• **EXERCISE INPUT**:
>> BEGIN

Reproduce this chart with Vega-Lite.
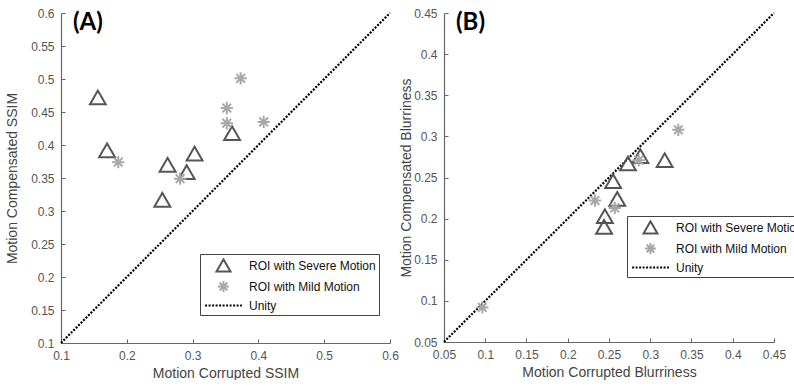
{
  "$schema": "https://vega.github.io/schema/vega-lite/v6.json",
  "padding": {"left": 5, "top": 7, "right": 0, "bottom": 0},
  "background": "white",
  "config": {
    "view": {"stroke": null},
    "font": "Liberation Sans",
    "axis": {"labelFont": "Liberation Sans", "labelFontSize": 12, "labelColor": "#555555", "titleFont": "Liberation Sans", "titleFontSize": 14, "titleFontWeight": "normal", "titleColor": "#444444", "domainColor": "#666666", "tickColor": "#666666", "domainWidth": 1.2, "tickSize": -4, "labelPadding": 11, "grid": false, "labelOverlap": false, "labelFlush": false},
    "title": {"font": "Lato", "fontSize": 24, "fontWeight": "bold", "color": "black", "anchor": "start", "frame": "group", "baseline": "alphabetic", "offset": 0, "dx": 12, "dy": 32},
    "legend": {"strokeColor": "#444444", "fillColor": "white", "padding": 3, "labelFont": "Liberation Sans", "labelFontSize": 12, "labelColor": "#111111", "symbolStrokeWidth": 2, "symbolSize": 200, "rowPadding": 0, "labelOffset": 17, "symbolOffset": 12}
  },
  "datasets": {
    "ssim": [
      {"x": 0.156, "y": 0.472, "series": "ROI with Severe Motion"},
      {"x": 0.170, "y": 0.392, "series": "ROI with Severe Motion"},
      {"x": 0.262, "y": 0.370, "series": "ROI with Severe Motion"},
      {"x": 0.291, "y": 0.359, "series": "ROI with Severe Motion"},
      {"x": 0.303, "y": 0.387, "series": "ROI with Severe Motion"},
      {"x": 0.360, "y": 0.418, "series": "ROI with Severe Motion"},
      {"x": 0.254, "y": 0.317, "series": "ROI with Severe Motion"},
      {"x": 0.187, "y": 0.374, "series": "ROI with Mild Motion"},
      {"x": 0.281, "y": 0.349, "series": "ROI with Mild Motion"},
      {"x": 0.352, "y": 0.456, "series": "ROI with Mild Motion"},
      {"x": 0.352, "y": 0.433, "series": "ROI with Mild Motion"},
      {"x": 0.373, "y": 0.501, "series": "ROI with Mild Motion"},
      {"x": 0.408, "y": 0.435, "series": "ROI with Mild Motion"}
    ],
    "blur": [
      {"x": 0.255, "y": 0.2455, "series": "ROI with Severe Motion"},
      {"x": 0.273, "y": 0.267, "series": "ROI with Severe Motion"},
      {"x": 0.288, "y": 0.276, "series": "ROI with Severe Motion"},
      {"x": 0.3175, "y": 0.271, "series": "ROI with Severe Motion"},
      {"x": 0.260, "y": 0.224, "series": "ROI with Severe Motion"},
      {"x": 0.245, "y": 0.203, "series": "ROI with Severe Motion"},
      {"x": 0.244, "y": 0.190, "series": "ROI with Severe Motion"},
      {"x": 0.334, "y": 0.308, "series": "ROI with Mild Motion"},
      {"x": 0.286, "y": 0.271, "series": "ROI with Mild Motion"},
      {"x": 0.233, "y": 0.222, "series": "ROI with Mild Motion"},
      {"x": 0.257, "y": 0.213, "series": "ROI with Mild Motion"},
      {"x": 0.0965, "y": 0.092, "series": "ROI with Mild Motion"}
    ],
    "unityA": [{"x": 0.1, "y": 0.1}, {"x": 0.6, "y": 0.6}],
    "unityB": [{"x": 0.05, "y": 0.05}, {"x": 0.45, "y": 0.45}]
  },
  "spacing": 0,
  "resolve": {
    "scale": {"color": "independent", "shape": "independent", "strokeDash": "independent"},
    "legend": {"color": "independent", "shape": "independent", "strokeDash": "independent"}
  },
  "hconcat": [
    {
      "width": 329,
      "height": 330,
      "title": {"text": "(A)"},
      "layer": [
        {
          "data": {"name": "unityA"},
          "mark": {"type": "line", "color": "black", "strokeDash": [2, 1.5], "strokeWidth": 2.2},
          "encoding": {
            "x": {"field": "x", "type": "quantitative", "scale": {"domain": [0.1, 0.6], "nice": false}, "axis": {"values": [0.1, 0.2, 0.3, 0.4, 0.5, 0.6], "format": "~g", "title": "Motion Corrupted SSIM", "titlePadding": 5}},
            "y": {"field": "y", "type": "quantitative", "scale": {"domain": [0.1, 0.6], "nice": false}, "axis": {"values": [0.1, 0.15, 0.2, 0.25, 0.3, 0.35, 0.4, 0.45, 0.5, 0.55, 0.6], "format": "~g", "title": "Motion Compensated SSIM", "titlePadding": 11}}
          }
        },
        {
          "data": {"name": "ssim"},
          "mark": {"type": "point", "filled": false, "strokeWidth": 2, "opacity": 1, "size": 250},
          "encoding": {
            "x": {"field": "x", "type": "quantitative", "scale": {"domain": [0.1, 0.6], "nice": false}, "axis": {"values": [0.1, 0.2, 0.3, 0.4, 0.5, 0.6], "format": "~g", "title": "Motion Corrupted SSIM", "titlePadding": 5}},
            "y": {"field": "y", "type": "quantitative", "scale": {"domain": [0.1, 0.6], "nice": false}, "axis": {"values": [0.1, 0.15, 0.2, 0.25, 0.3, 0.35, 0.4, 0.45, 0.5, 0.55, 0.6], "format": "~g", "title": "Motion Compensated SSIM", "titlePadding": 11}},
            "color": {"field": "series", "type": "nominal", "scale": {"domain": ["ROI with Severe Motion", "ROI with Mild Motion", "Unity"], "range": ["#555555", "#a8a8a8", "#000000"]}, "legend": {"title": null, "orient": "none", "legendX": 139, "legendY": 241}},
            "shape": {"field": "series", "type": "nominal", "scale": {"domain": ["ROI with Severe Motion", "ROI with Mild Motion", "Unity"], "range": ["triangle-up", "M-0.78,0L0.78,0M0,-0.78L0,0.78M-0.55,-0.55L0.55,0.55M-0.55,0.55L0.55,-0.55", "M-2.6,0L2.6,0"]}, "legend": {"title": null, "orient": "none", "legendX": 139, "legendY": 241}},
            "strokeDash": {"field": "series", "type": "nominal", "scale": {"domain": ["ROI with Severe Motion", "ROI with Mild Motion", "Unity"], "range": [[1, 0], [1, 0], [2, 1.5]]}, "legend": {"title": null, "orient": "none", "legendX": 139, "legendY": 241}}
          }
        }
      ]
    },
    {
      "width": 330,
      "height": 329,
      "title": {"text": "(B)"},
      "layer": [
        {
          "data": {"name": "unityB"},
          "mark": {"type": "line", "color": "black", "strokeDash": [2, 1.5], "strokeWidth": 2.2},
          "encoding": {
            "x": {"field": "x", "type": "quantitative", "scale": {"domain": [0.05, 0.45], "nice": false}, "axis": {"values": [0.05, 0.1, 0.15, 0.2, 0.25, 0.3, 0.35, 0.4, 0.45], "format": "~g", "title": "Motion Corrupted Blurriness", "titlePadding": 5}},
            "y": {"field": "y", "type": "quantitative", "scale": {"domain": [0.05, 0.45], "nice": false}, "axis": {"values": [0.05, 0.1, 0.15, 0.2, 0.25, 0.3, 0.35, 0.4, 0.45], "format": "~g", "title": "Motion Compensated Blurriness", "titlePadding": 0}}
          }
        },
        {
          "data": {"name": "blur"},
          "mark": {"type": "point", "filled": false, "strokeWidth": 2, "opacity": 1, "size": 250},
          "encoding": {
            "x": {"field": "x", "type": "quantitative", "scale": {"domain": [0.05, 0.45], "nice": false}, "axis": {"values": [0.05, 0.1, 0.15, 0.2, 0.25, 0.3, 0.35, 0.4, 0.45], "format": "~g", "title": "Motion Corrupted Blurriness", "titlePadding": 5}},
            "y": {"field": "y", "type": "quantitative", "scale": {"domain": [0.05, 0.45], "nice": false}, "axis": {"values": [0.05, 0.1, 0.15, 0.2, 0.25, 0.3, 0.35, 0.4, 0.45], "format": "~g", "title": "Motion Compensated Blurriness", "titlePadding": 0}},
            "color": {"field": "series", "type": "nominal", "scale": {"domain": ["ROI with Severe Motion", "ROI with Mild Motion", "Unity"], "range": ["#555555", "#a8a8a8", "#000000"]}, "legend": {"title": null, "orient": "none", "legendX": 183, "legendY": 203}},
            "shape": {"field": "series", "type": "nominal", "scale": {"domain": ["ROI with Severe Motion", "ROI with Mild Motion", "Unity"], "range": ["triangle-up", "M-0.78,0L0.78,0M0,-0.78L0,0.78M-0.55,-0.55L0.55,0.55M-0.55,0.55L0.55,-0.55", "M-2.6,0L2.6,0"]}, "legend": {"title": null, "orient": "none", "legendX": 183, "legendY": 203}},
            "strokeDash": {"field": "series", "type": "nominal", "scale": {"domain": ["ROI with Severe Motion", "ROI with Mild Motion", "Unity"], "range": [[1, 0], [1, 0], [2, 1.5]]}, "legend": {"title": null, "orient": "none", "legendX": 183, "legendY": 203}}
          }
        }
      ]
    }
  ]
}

>> END
>> BEGIN

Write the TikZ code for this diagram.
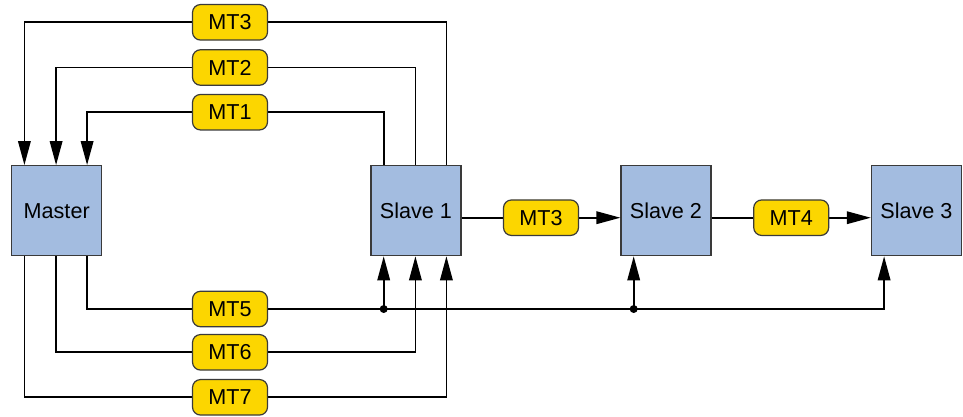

>> END

• **EXERCISE DETAILS**: Where a line in the entries holds "this", copy that line.

• **IN RESPONSE**:
Reproduce this chart with Vega-Lite.
Write the TikZ code for this diagram.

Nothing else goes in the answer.